The next class period, he was back. When I called his name, he said, “Evah Day.” I looked at him. He added,  “Except for the other day.” Which elicited a roar of laughter from the class and myself.

• Our building is called Communications/Automotive. That is because it is home to the journalism, photography, speech and the automotive technology departments. As one might suspect, this makes for an interesting mix of students wedged into the single hallway of our building. The classroom I use adjoins the automotive lab. On occasion — usually when I am delivering a lecture on libel law or freedom of information laws and trying to keep students’ eyes from glazing over — the automotive students will start revving up a vehicle next door. Soon the sickly sweet odor of exhaust will begin wafting through the classroom, as I fight to be heard over the engine noise. Luckily, this doesn’t happen often. Likely I am the only college journalism instructor in America teaching next door to a group of students rebuilding a carburetor — or whatever it is they’re doing. (Whatever it is, they probably will end up making good money, because it is a well-respected program.)

• Speech students are required to dress up when giving a presentation. That means the men’s restroom becomes a dressing room on many mornings, with young men struggling to get neckties cinched, many clutching notes in sweaty palms as they swap gym shorts and T-shirts for sports jackets and button-downs.

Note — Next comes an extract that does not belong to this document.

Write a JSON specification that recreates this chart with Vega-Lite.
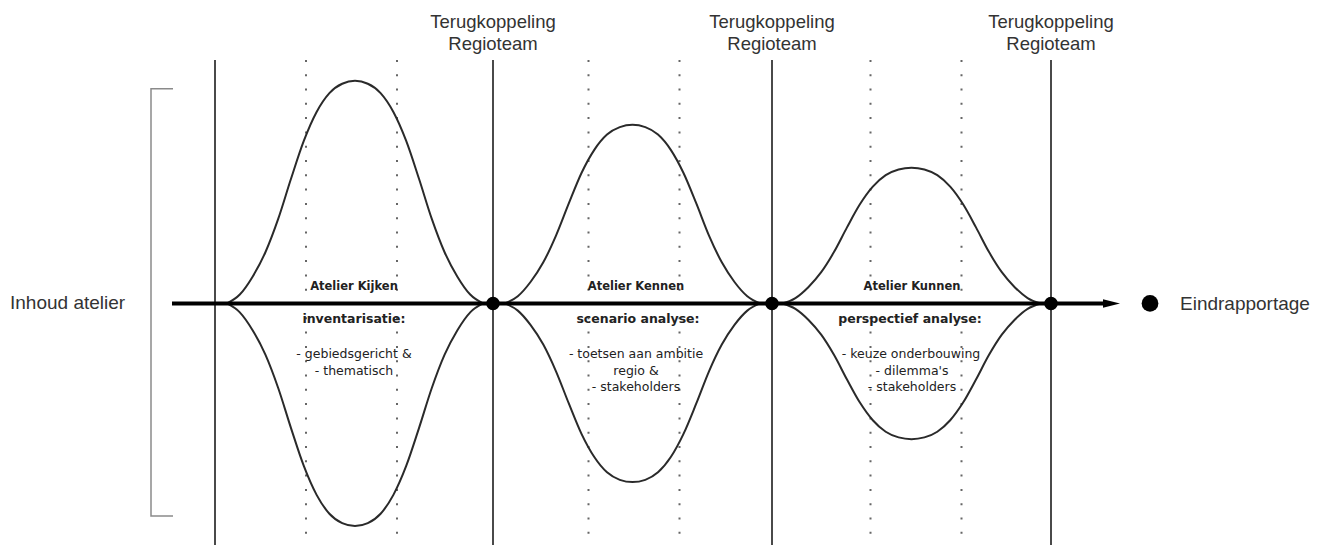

I can hear them mumbling in the stalls as they frantically dress while rehearsing their presentation.  I feel their pain, since at that age I was terrified of speaking in public.

• One of my favorite students is from San Augustine, where I ran a weekly paper back in the early 1980s. As we talked, it turned out I used to eat barbecue at his late grandfather’s barbecue joint. Devin is a quiet, polite student, eager to learn. We spent several Saturday nights last fall up the pressbox covering Kilgore College football, as I taught him how to record play-by-play and write a game story. When the first issue of our paper came out, I brought him a copy, turned to the sports page, and showed him the story with his byline. I remember that youthful thrill of seeing my name in print on top of a story or below a photograph. It was a gift to see him experience that same flash of recognition —my byline in print! —  for the first time, to see a grin slowly spread across his face.

Teaching students the craft that provided me a fulfilling career and a good living has been a privilege, even as the nature of the business changes dramatically. My goal is to teach them the basic tools, so they are prepared to go to university if they wish, or possibly enter the workplace at a small-town newspaper. (Yes, community newspapers are still hiring. Yes, the pay is still lousy.)